- **Records from a collection**:
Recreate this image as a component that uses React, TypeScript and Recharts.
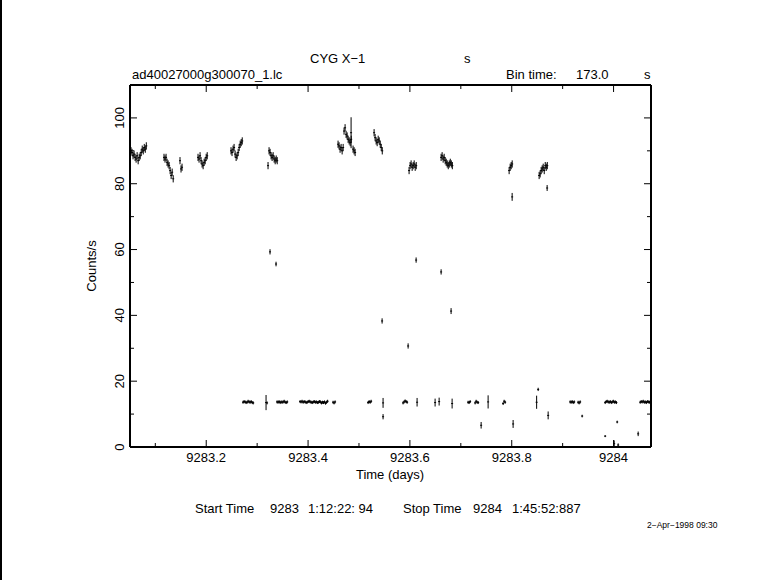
import { ScatterChart, Scatter, XAxis, YAxis, ErrorBar } from "recharts"

// light curve: 173 s bins, times in days
const BIN_DAYS = 173 / 86400
const T_START = 9283.0503 // 9283 1:12:22
const T_STOP = 9284.0735 // 9284 1:45:52

const X_TICKS = [9283.1, 9283.2, 9283.3, 9283.4, 9283.5, 9283.6, 9283.7, 9283.8, 9283.9, 9284.0]
const X_LABELS = [9283.2, 9283.4, 9283.6, 9283.8, 9284]
const Y_TICKS = [0, 10, 20, 30, 40, 50, 60, 70, 80, 90, 100]
const Y_LABELS = [0, 20, 40, 60, 80, 100]

// high rate runs, consecutive bins starting at t0
const HIGH_RUNS = [
  { t0: 9283.0523, rates: [90, 89.5, 88.5, 89, 88, 87.5, 88.5, 87, 88, 88.5, 89.5, 90.5, 90, 91, 90.5, 91.5] },
  { t0: 9283.1171, rates: [88, 87.5, 88, 86.5, 86, 85.5, 84, 82.5, 83.5, 81.5] },
  { t0: 9283.1485, rates: [87, 84.5, 85] },
  { t0: 9283.1839, rates: [88, 87.5, 88.5, 87, 86, 85.5, 86.5, 87, 88, 88.5] },
  { t0: 9283.2487, rates: [90, 89.5, 90.5, 91, 89, 88, 88.5, 89.5, 91, 92, 92.5, 93] },
  { t0: 9283.3214, rates: [85.5, 90, 89.5, 88.5, 88, 88.5, 87.5, 87, 87.5, 87] },
  { t0: 9283.4589, rates: [92, 91.5, 90.5, 91, 90, 91] },
  { t0: 9283.4707, rates: [96, 97, 95, 94.5, 93.5, 93, 92.5, 93.5] },
  { t0: 9283.4884, rates: [90.5, 90, 89.5] },
  { t0: 9283.5297, rates: [95.5, 94, 93, 92.5, 93.5, 93, 92, 91, 90] },
  { t0: 9283.5984, rates: [84, 85.5, 86, 85, 85.5, 86, 85, 85.5] },
  { t0: 9283.6613, rates: [88, 88.5, 87.5, 88, 87, 86.5, 86, 85.5, 86, 86.5, 86, 85.5] },
  { t0: 9283.7949, rates: [84, 85, 85.5, 86] },
  { t0: 9283.8538, rates: [82.5, 83, 84, 84.5, 85, 84, 85.5, 85, 85.5] },
]
const HIGH_ERR = 1.1

// low rate runs
const LOW_RUNS = [
  { t0: 9283.2723, rates: [13.6, 13.8, 13.7, 13.5, 13.6, 13.9, 13.7, 13.6, 13.8, 13.5, 13.4] },
  { t0: 9283.3195, rates: [13.4] },
  { t0: 9283.3391, rates: [13.7, 13.6, 13.8, 13.5, 13.7, 13.6, 13.7, 13.9, 13.6, 13.5, 13.7] },
  { t0: 9283.3843, rates: [13.8, 13.7, 13.9, 13.6, 13.8, 13.7, 13.5, 13.6, 13.8, 13.9, 13.7, 13.6, 13.5, 13.7, 13.8, 13.6, 13.7, 13.5, 13.6, 13.8, 13.7, 13.4, 13.6, 13.5, 13.7, 13.3, 13.6, 13.9] },
  { t0: 9283.4491, rates: [13.6, 13.4, 13.7] },
  { t0: 9283.5179, rates: [13.5, 13.8, 13.6, 13.9] },
  { t0: 9283.5866, rates: [13.4, 13.7, 14.0, 13.8, 13.6] },
  { t0: 9283.7143, rates: [13.6, 13.5, 13.8] },
  { t0: 9283.7281, rates: [13.4, 13.9, 13.6, 13.5] },
  { t0: 9283.7831, rates: [13.2, 13.9, 13.6] },
  { t0: 9283.9147, rates: [13.7, 13.6, 13.8, 13.5, 13.7] },
  { t0: 9283.9304, rates: [13.6, 13.4, 13.7] },
  { t0: 9283.9835, rates: [13.5, 13.8, 13.9, 13.7, 13.6, 13.8, 13.5, 13.7, 13.9, 13.6, 13.7, 13.5] },
  { t0: 9284.0523, rates: [13.6, 13.8, 13.7, 13.9, 13.6, 13.7, 13.5, 13.8, 13.7, 13.6, 13.8] },
]
const LOW_ERR = 0.45

// isolated bins: [time, rate, error]
const SINGLES: [number, number, number][] = [
  [9283.3253, 59.3, 0.8],
  [9283.3371, 55.6, 0.7],
  [9283.4845, 95.5, 4.7],
  [9283.5454, 38.3, 0.8],
  [9283.5965, 30.7, 0.8],
  [9283.6122, 56.8, 0.8],
  [9283.6613, 53.2, 0.8],
  [9283.6809, 41.3, 0.9],
  [9283.8008, 76.0, 1.2],
  [9283.8695, 78.7, 0.9],
  [9283.3175, 13.5, 2.3],
  [9283.5473, 13.4, 1.5],
  [9283.6141, 13.6, 1.3],
  [9283.6495, 13.5, 1.2],
  [9283.6574, 13.8, 1.2],
  [9283.6829, 13.2, 1.5],
  [9283.7536, 13.7, 2.0],
  [9283.8489, 13.6, 2.0],
  [9283.5473, 9.2, 0.8],
  [9283.7399, 6.6, 1.0],
  [9283.8027, 7.0, 1.2],
  [9283.8519, 17.5, 0.5],
  [9283.8715, 9.6, 1.2],
  [9283.9383, 9.4, 0.4],
  [9283.9835, 3.3, 0.3],
  [9284.0012, 1.0, 1.0],
  [9284.0071, 7.6, 0.4],
  [9284.009, 0.6, 0.5],
  [9284.0483, 4.0, 0.7],
]

type Run = { t0: number; rates: number[] }
const expand = (runs: Run[], err: number) =>
  runs.flatMap((r) => r.rates.map((rate, i) => ({ t: r.t0 + i * BIN_DAYS, rate, err })))

const highData = [...expand(HIGH_RUNS, HIGH_ERR), ...SINGLES.map(([t, rate, err]) => ({ t, rate, err }))]
const lowData = expand(LOW_RUNS, LOW_ERR)

const FONT = "'Liberation Sans', Arial, sans-serif"
const isIn = (list: number[], v: number) => list.some((l) => Math.abs(l - v) < 1e-6)

const BottomTick = ({ x, y, payload }: any) => {
  const major = isIn(X_LABELS, payload.value)
  return (
    <g>
      <line x1={x} x2={x} y1={y} y2={y - (major ? 7 : 4)} stroke="#000" />
      {major && (
        <text x={x} y={y + 15} textAnchor="middle" fontSize={13} fontFamily={FONT} fill="#000">
          {String(payload.value)}
        </text>
      )}
    </g>
  )
}

const TopTick = ({ x, y, payload }: any) => {
  const major = isIn(X_LABELS, payload.value)
  return <line x1={x} x2={x} y1={y} y2={y + (major ? 7 : 4)} stroke="#000" />
}

const LeftTick = ({ x, y, payload }: any) => {
  const major = isIn(Y_LABELS, payload.value)
  return (
    <g>
      <line x1={x} x2={x + (major ? 7 : 4)} y1={y} y2={y} stroke="#000" />
      {major && (
        <text
          x={x - 6}
          y={y}
          transform={`rotate(-90 ${x - 6} ${y})`}
          textAnchor="middle"
          fontSize={13}
          fontFamily={FONT}
          fill="#000"
        >
          {payload.value}
        </text>
      )}
    </g>
  )
}

const RightTick = ({ x, y, payload }: any) => {
  const major = isIn(Y_LABELS, payload.value)
  return <line x1={x} x2={x - (major ? 7 : 4)} y1={y} y2={y} stroke="#000" />
}

const binMark = (p: any) => (
  <line x1={p.cx - 1} x2={p.cx + 1} y1={p.cy} y2={p.cy} stroke="#000" strokeWidth={1} />
)

const axisLine = { stroke: "#000", strokeWidth: 2 }

export default function App() {
  return (
    <div style={{ position: "absolute", left: 0, top: 0, width: 781, height: 580, background: "#fff" }}>
      <ScatterChart width={781} height={580} margin={{ top: 84, right: 129, bottom: 132, left: 129 }}>
        <XAxis
          xAxisId="b"
          dataKey="t"
          type="number"
          orientation="bottom"
          domain={[T_START, T_STOP]}
          allowDataOverflow
          ticks={X_TICKS}
          interval={0}
          height={1}
          tickSize={0}
          tickMargin={0}
          tickLine={false}
          tick={BottomTick}
          axisLine={axisLine}
        />
        <XAxis
          xAxisId="t"
          dataKey="t"
          type="number"
          orientation="top"
          domain={[T_START, T_STOP]}
          allowDataOverflow
          ticks={X_TICKS}
          interval={0}
          height={1}
          tickSize={0}
          tickMargin={0}
          tickLine={false}
          tick={TopTick}
          axisLine={axisLine}
        />
        <YAxis
          yAxisId="l"
          dataKey="rate"
          type="number"
          orientation="left"
          domain={[0, 110]}
          allowDataOverflow
          ticks={Y_TICKS}
          interval={0}
          width={1}
          tickSize={0}
          tickMargin={0}
          tickLine={false}
          tick={LeftTick}
          axisLine={axisLine}
        />
        <YAxis
          yAxisId="r"
          dataKey="rate"
          type="number"
          orientation="right"
          domain={[0, 110]}
          allowDataOverflow
          ticks={Y_TICKS}
          interval={0}
          width={1}
          tickSize={0}
          tickMargin={0}
          tickLine={false}
          tick={RightTick}
          axisLine={axisLine}
        />
        <Scatter xAxisId="b" yAxisId="l" data={highData} shape={binMark} isAnimationActive={false}>
          <ErrorBar dataKey="err" direction="y" width={0} stroke="#000" strokeWidth={1} isAnimationActive={false} />
        </Scatter>
        <Scatter xAxisId="t" yAxisId="r" data={lowData} shape={binMark} isAnimationActive={false}>
          <ErrorBar dataKey="err" direction="y" width={0} stroke="#000" strokeWidth={1} isAnimationActive={false} />
        </Scatter>
      </ScatterChart>

      <svg
        width={781}
        height={580}
        style={{ position: "absolute", left: 0, top: 0, pointerEvents: "none" }}
        fontFamily={FONT}
        fill="#000"
      >
        <text x={310} y={63} fontSize={13}>CYG X−1</text>
        <text x={464} y={63} fontSize={13}>s</text>
        <text x={132} y={79} fontSize={13}>ad40027000g300070_1.lc</text>
        <text x={506} y={79} fontSize={13}>Bin time:</text>
        <text x={576} y={79} fontSize={13}>173.0</text>
        <text x={644} y={79} fontSize={13}>s</text>
        <text x={96} y={266} fontSize={13} textAnchor="middle" transform="rotate(-90 96 266)">Counts/s</text>
        <text x={390} y={479} fontSize={13} textAnchor="middle">Time (days)</text>
        <text x={195} y={513} fontSize={13}>Start Time</text>
        <text x={270} y={513} fontSize={13}>9283</text>
        <text x={308} y={513} fontSize={13}>1:12:22: 94</text>
        <text x={403} y={513} fontSize={13}>Stop Time</text>
        <text x={473} y={513} fontSize={13}>9284</text>
        <text x={512} y={513} fontSize={13}>1:45:52:887</text>
        <text x={647} y={528} fontSize={8.5}>2−Apr−1998 09:30</text>
        <rect x={0} y={0} width={2} height={580} fill="#000" />
      </svg>
    </div>
  )
}
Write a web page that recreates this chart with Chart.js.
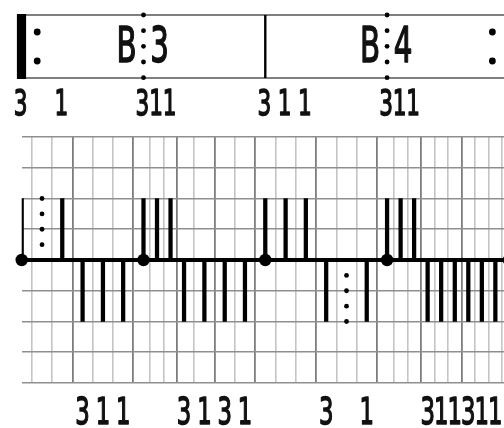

- **Your objective**:
Copy nothing past the line containing "XAxis, YAxis, ErrorBar": reproduce every line from the start of the records up to it, skipping pictures.

- **Written answer**:
Recreate this image as a component that uses React, TypeScript and Recharts.
import { ScatterChart, Scatter, XAxis, YAxis, ErrorBar } from "recharts"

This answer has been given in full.